During his tenure, some facts and anecdotes stand out, as journalist Josep Maria Ducamp explains in an article published on August 10, 2007 in El Periódico:

“On one occasion we went together, I think it was in Arenys, to intervene in a colloquium. We both went in the car of the president Agustí Montal, accompanied by Julián Mir, who was my director at the newspaper ‘Dicen’. That night, Montal gave me a watch with the FC Barcelona crest on it and Casaus, looking at it sideways and with indestructible Britishness, whispered to the president: ‘I don’t have it’”.

Casaus could not stand for election during the Franco era because of his political past and also because of the sentence he was given, although on more than one occasion it was proposed to him.

As Ducamp explains, his knowledge of the whole social environment of Barça, and even of sport in general, led him to “advise certain guidelines of behavior to those boards to which he was not akin, but rather a firm opponent. On one occasion, Barça was asked to visit Franco in a special audience, and Casaus advised them to take Samitier with them. They ignored him. They went to Madrid and when the door opened to the hall where the blaugrana leaders were waiting and the Head of State appeared, the first thing he asked was: ‘What about Pepe, didn’t Pepe come? Franco was devoted to Samitier, who was one of the few in the whole regime who dared to joke with him. Days later, they had to send Samitier with the captain of the Cinco Copas, Marià Gonzalvo.”
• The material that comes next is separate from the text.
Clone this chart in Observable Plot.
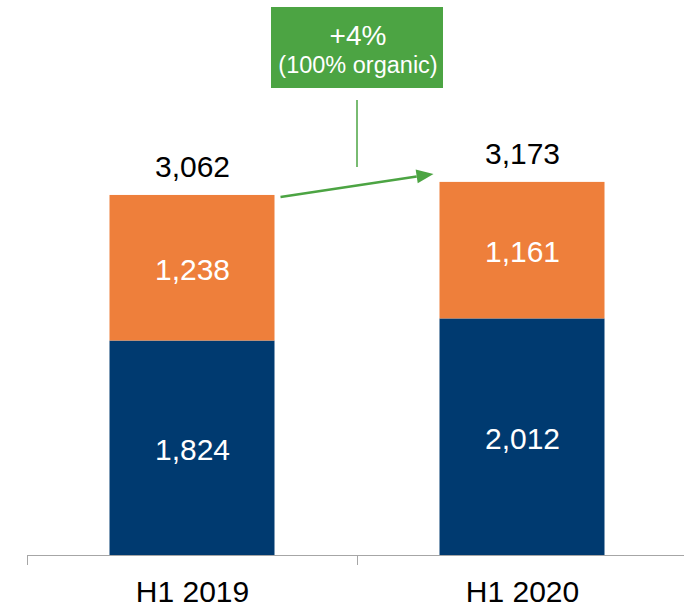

Lights and shades with the boards of directors and penyes

It is evident that, when Ducamp speaks of the “boards to which he was not akin”, he is referring specifically to Agustí Montal Galobart, the president of the Cinco Copas. He was also opposed to Enric Llaudet and Agustí Montal y Costa, already in the 60s and 70s. As for the boards with which he had affinity, it is also explained that the president Narcís de Carreras, in 1968, rewarded him by authorizing him to officially represent the Club in events with members and supporters.

With fervent admirers and firm critics against his figure, Nicolau Casaus spent 22 years as vice-president under the presidency of Josep Lluís Núñez, and it must be recognized that he has never gone unnoticed. On the one hand, he was a staunch defender of the penyes, but on the other he was totally opposed to recognizing any grouping, federation or confederation of these, considering that only with the treatment “penya to penya” could any mutiny against the board of directors of the moment be avoided. These are lights and shades of a figure that has gone down in the history of FC Barcelona and its penyes.